Today, I managed to stay vertical for a few hours and teach my lovely Monday class who were considerate of my lack of verve and sympathised that over the weekend as I nursed a body aching with raging temperatures, a head threatening to explode and a cough more suited to a tuberculosis ward I felt very sorry for myself indeed!
Thank goodness Lisa, who presented at the festival interviewing two authors,(Lily Yulianti Farid and Roger McDonald) is an excellent writer and by reading her blog, although salt in a still open wound, I appreciated the delights of an ideal weekend for those who love writing and reading.
The Australian Government website suggests writers festivals help close the gap of isolation:
Reading is essentially solitary. Writing is essentially solitary. Though we connect with others far away through our reading and writing we tend not to meet them face to face. We are always one step away. Is this the reason why writers’ festivals are so popular? They invite us to close that gap and meet in person.
The statistics on the website haven’t been updated since 2012, but they do tell us that in 1962 there was only one writers’ festival in Australia and by 2012 there were over 30, with the Sydney Writers’ Festival the third largest of its kind in the world. An amazing feat considering Australia has such a small population compared to continents sharing a similar literary tradition like North America, UK and Europe.
The increase in blogging and social media has also made writers festivals all the more important. At a time when it is possible for almost anyone in the Western world to be published and read on a daily basis, never before has it been so important to gather together to hear prose and poetry read aloud alongside radical and world-illuminating ideas.
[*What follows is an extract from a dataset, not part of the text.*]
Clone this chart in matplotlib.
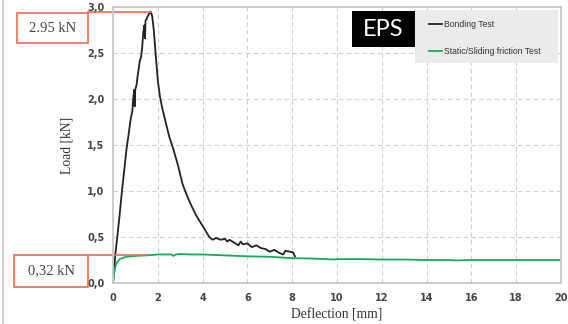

Jonathan Holloway, Artistic director, Perth International Arts Festival
At writers festivals you get the chance to hear your favourite authors read their work, discuss their inspiration, share their writing secrets. Your admiration may be reinforced, or you may be disappointed or you may be able to pick up an autographed copy of a book for yourself or as a gift. Readers meet authors, writers meet their audience, the connection and communication is rarely boring and in many cases festivals are a hub of exciting exchanges of ideas.
We reach across the written word – in books or newspapers, magazines, eReaders or iPads – to explore ideas, to start arguments, to rail against injustice, to expose each other, to console each other and to discover our common ground. We read because we are interested in ideas.
Danielle Benda, Program Manager of Perth Writers Festival 2012
Last year, again courtesy of Lisa, I was able to attend the Stonnington Literary Festival when she lead a lively panel discussion on a theme of “the glittering facade” with Paddy O’Reilly (The Wonders), Catherine Harris (The Family Men), and Nicole Hayes (The Whole of My World).
On any given weekend, across Australia there will be people coming together to celebrate the written word. There are boutique festivals: Emerging Writers, Noosa Long Weekend, Write Around the Murray, National Young Writers, festivals celebrating Indigenous Writers, Poets and even online festivals acknowledging the advance of digital technology.
Discussion panels, live music, poetry slams, comedy debates, festivals of ideas, short plays – so many ways the written and spoken word can entertain and inspire – and all to a backdrop of amazing scenery, delicious food and bottomless wine glasses or coffee cups with endless conversation…
I’ll stop now because I’m beginning to feel miserable again for such a lost weekend. Although I was nurtured and loved by my beautiful daughters who fussed over me just as I remember my mother looking after me when I was little. That’s the plus side of being ill – the comforting hands, the meals in bed, the lazing on the couch all worries aside as your body fights for recovery. I experienced that and more, along with gorgeous roses to remind me that spring will soon be here and winter blues dispelled!
And the Melbourne Writers Festival is coming soon – fingers crossed I’ll get my energy back by then because the girls and I have tickets to a session to hear Rob Thomas, the writer of Veronica Mars – lightning better not strike twice!